In [8]:
import csv
from selenium import webdriver
from selenium.webdriver.common.by import By
from selenium.webdriver.support.ui import WebDriverWait
from selenium.webdriver.support import expected_conditions as EC
import time

# 크롬 드라이버 설정
driver = webdriver.Chrome()
wait = WebDriverWait(driver, 20)

# 직무별 URL과 직무 이름 매핑
categories = [
    {
        'role': '머신러닝 엔지니어',
        'url': 'https://www.wanted.co.kr/wdlist/518/1634?country=kr&job_sort=job.recommend_order&years=-1&selected=1634&locations=all'
    },
    {
        'role': '데이터 엔지니어',
        'url': 'https://www.wanted.co.kr/wdlist/518/655?country=kr&job_sort=job.recommend_order&years=-1&selected=655&locations=all'
    },
    {
        'role': '데이터 사이언티스트',
        'url': 'https://www.wanted.co.kr/wdlist/518/1024?country=kr&job_sort=job.recommend_order&years=-1&selected=1024&locations=all'
    },
    {
        'role': '빅데이터 엔지니어',
        'url': 'https://www.wanted.co.kr/wdlist/518/1025?country=kr&job_sort=job.recommend_order&years=-1&selected=1025&locations=all'
    }
]

# 모든 직무 데이터를 저장할 리스트
all_job_data = []

for category in categories:
    print(f"Fetching data for role: {category['role']}")
    driver.get(category['url'])
    time.sleep(5)  # 페이지 로드 대기

    # 스크롤 끝까지 내리기
    scroll_pause_time = 2
    last_height = driver.execute_script("return document.body.scrollHeight")

    while True:
        driver.execute_script("window.scrollTo(0, document.body.scrollHeight);")
        time.sleep(scroll_pause_time)
        new_height = driver.execute_script("return document.body.scrollHeight")
        if new_height == last_height:
            break
        last_height = new_height

    # 공고 리스트 가져오기
    try:
        job_elements = wait.until(
            EC.presence_of_all_elements_located((By.XPATH, '//*[@id="__next"]/div[3]/div[2]/ul/li'))
        )
    except Exception as e:
        print(f"Error locating job elements for {category['role']}: {e}")
        job_elements = []

    # 공고 데이터 추출
    for job_element in job_elements:
        try:
            job_title = job_element.find_element(By.XPATH, './div/a/div[2]/span[1]').text
            company_name = job_element.find_element(By.XPATH, './div/a/div[2]/span[2]').text
            location = job_element.find_element(By.XPATH, './div/a/div[2]/span[3]').text
            job_url = job_element.find_element(By.XPATH, './div/a').get_attribute('href')

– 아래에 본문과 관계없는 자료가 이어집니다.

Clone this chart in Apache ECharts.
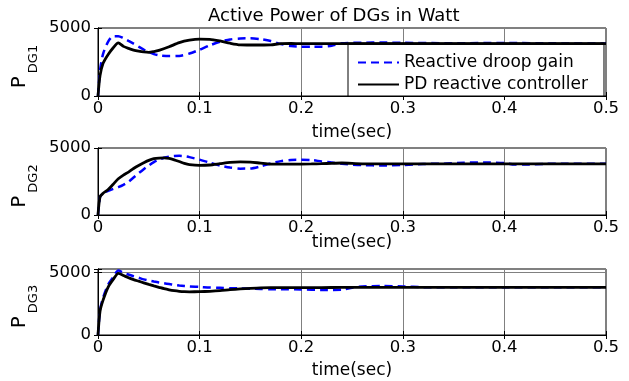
<!DOCTYPE html>
<html>
<head>
<meta charset="utf-8">
<script src="https://cdn.jsdelivr.net/npm/echarts@6/dist/echarts.min.js"></script>
<style>html,body{margin:0;padding:0;background:#fff}#c{width:629px;height:381px}</style>
</head>
<body>
<div id="c"></div>
<script>
// ---------- data ----------
const titleText = 'Active Power of DGs in Watt';
const seriesNames = ['Reactive droop gain', 'PD reactive controller'];
const xTicks = [0, 0.1, 0.2, 0.3, 0.4, 0.5];
const yLabels = ['DG1', 'DG2', 'DG3'];

const t1 = [0,0.002,0.005,0.01,0.015,0.02,0.025,0.03,0.035,0.04,0.045,0.05,0.055,0.06,0.07,0.08,0.09,0.1,0.11,0.12,0.13,0.14,0.15,0.16,0.17,0.18,0.19,0.2,0.21,0.22,0.23,0.24,0.26,0.28,0.3,0.35,0.4,0.45,0.5];
const droop1 = [0,1900,3100,4000,4400,4400,4250,4050,3850,3630,3420,3230,3080,2990,2940,2950,3120,3400,3720,3990,4160,4230,4240,4180,4040,3820,3680,3630,3620,3630,3700,3880,3920,3930,3910,3880,3900,3870,3860];
const pd1    = [0,1500,2400,3050,3550,3900,3650,3500,3380,3300,3240,3210,3270,3360,3620,3920,4100,4180,4170,4050,3880,3760,3750,3750,3760,3850,3860,3850,3850,3850,3850,3850,3850,3850,3850,3850,3850,3850,3850];

const t2 = [0,0.002,0.005,0.01,0.015,0.02,0.025,0.03,0.035,0.04,0.045,0.05,0.055,0.06,0.065,0.07,0.075,0.08,0.085,0.09,0.1,0.11,0.12,0.13,0.14,0.15,0.16,0.17,0.18,0.19,0.2,0.21,0.22,0.23,0.24,0.26,0.28,0.3,0.32,0.34,0.36,0.38,0.4,0.41,0.42,0.44,0.46,0.5];
const droop2 = [0,1350,1600,1800,1950,2080,2250,2480,2800,3120,3420,3700,3950,4130,4270,4360,4410,4420,4390,4320,4130,3900,3690,3540,3460,3470,3630,3850,4020,4110,4120,4100,4000,3920,3820,3720,3700,3730,3810,3830,3900,3920,3880,3760,3760,3820,3830,3830];
const pd2    = [0,1350,1620,1900,2300,2700,2980,3200,3470,3700,3900,4080,4200,4250,4260,4220,4120,3990,3850,3760,3700,3730,3830,3930,3960,3950,3870,3800,3800,3800,3800,3810,3830,3860,3880,3820,3820,3820,3820,3820,3820,3820,3820,3820,3820,3820,3820,3820];

const t3 = [0,0.002,0.005,0.01,0.015,0.02,0.025,0.03,0.035,0.04,0.045,0.05,0.055,0.06,0.065,0.07,0.075,0.08,0.085,0.09,0.1,0.11,0.12,0.13,0.14,0.15,0.16,0.17,0.18,0.2,0.22,0.24,0.25,0.26,0.28,0.3,0.32,0.35,0.4,0.45,0.5];
const droop3 = [0,2000,3000,4050,4650,5170,5000,4860,4720,4600,4470,4380,4290,4210,4150,4090,4030,3980,3940,3900,3860,3810,3790,3760,3740,3720,3690,3670,3670,3660,3620,3630,3800,3900,3930,3900,3840,3830,3830,3830,3830];
const pd3    = [0,1900,2800,3850,4470,4950,4780,4600,4450,4320,4190,4060,3940,3830,3720,3630,3560,3510,3480,3470,3480,3510,3560,3640,3700,3750,3790,3800,3800,3800,3810,3820,3830,3830,3830,3830,3830,3830,3830,3830,3830];

const yMax = [5000, 5000, 5300];
// ---------- layout ----------
const FONT = 'DejaVu Sans';
const grids = [
  {left: 98, right: 23, top: 28, height: 68},
  {left: 98, right: 23, top: 148, height: 67},
  {left: 98, right: 23, top: 269, height: 66}
];
const xNameGap = [28, 19, 27];
const data = [[t1, droop1, pd1], [t2, droop2, pd2], [t3, droop3, pd3]];
const zip = (t, v) => t.map((x, i) => [x, v[i]]);

const xAxis = [], yAxis = [], series = [];
grids.forEach((g, i) => {
  xAxis.push({
    type: 'value', gridIndex: i, min: 0, max: 0.5, interval: 0.1,
    name: 'time(sec)', nameLocation: 'middle', nameGap: xNameGap[i], nameMoveOverlap: false,
    nameTextStyle: {fontFamily: FONT, fontSize: 17, color: '#000'},
    axisLine: {show: true, lineStyle: {color: '#000', width: 1}},
    axisTick: {show: true, inside: true, length: 4, lineStyle: {color: '#000'}},
    axisLabel: {fontFamily: FONT, fontSize: 16.5, color: '#000', margin: 4,
      formatter: v => v === 0 ? '0' : String(Math.round(v * 10) / 10)},
    splitLine: {show: true, lineStyle: {color: '#808080', width: 1}}
  });
  yAxis.push({
    type: 'value', gridIndex: i, min: 0, max: yMax[i], interval: 5000,
    name: '{p|P}{s|' + yLabels[i] + '}', nameLocation: 'middle', nameRotate: 90, nameGap: 68,
    nameMoveOverlap: false,
    nameTextStyle: {fontFamily: FONT, color: '#000', rich: {
      p: {fontFamily: FONT, fontSize: 20, lineHeight: 20, color: '#000', verticalAlign: 'top', padding: [0, 3, 0, 0]},
      s: {fontFamily: FONT, fontSize: 13, lineHeight: 14, color: '#000', verticalAlign: 'top', padding: [17, 9, 0, 0]}
    }},
    axisLine: {show: true, lineStyle: {color: '#000', width: 1}},
    axisTick: {show: true, inside: true, length: 4, lineStyle: {color: '#000'}},
    axisLabel: {fontFamily: FONT, fontSize: 16.5, color: '#000', margin: 7,
      formatter: v => (v === 0 || v === 5000) ? String(v) : ''},
    splitLine: {show: true, lineStyle: {color: '#808080', width: 1}}
  });
  const [t, d, p] = data[i];
  series.push({
    name: seriesNames[0], type: 'line', xAxisIndex: i, yAxisIndex: i,
    data: zip(t, d), symbol: 'none', smooth: 0.25, z: 3,
    lineStyle: {color: '#0000ff', width: 2.5, type: [8, 5]}, itemStyle: {color: '#0000ff'}
  });
  series.push({
    name: seriesNames[1], type: 'line', xAxisIndex: i, yAxisIndex: i,
    data: zip(t, p), symbol: 'none', smooth: 0.25, z: 4,
    lineStyle: {color: '#000', width: 2.8}, itemStyle: {color: '#000'}
  });
});
// mirrored tick axes (top / right)
grids.forEach((g, i) => {
  xAxis.push({type: 'value', gridIndex: i, position: 'top', min: 0, max: 0.5, interval: 0.1,
    axisLine: {show: true, lineStyle: {color: '#000'}}, axisLabel: {show: false},
    axisTick: {show: true, inside: true, length: 4, lineStyle: {color: '#000'}}, splitLine: {show: false}});
  yAxis.push({type: 'value', gridIndex: i, position: 'right', min: 0, max: yMax[i], interval: 5000,
    axisLine: {show: true, lineStyle: {color: '#000'}}, axisLabel: {show: false},
    axisTick: {show: true, inside: true, length: 4, lineStyle: {color: '#000'}}, splitLine: {show: false}});
});

const chart = echarts.init(document.getElementById('c'), null, {renderer: 'canvas'});
chart.setOption({
  animation: false,
  backgroundColor: '#fff',
  title: {text: titleText, left: 208, top: 7, padding: 0,
    textStyle: {fontFamily: FONT, fontSize: 18, fontWeight: 'normal', color: '#000'}},
  legend: {
    data: seriesNames, orient: 'vertical', left: 348, top: 43,
    padding: [11, 16, 3, 9], itemGap: 5, itemWidth: 41, itemHeight: 14,
    itemStyle: {opacity: 0},
    backgroundColor: '#fff', borderColor: '#000', borderWidth: 1,
    textStyle: {fontFamily: FONT, fontSize: 17, color: '#000', lineHeight: 17}
  },
  grid: grids.map(g => Object.assign({show: true, borderColor: '#000', borderWidth: 1, backgroundColor: 'transparent'}, g)),
  xAxis, yAxis, series
});
</script>
</body>
</html>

            # 데이터 저장 (직무 추가)
            all_job_data.append({
                'role': category['role'],
                'title': job_title,
                'company': company_name,
                'location': location,
                'url': job_url
            })
        except Exception as e:
            print(f"Error extracting job data for {category['role']}: {e}")

# CSV 파일로 저장
csv_file = 'wanted_jobs.csv'
with open(csv_file, mode='w', newline='', encoding='utf-8') as file:
    writer = csv.DictWriter(file, fieldnames=['role', 'title', 'company', 'location', 'url'])
    writer.writeheader()
    writer.writerows(all_job_data)

print(f"Data saved to {csv_file}. Total records: {len(all_job_data)}")

# # 드라이버 종료
# driver.quit()


Fetching data for role: 머신러닝 엔지니어
Fetching data for role: 데이터 엔지니어
Fetching data for role: 데이터 사이언티스트
Fetching data for role: 빅데이터 엔지니어
Data saved to wanted_jobs.csv. Total records: 806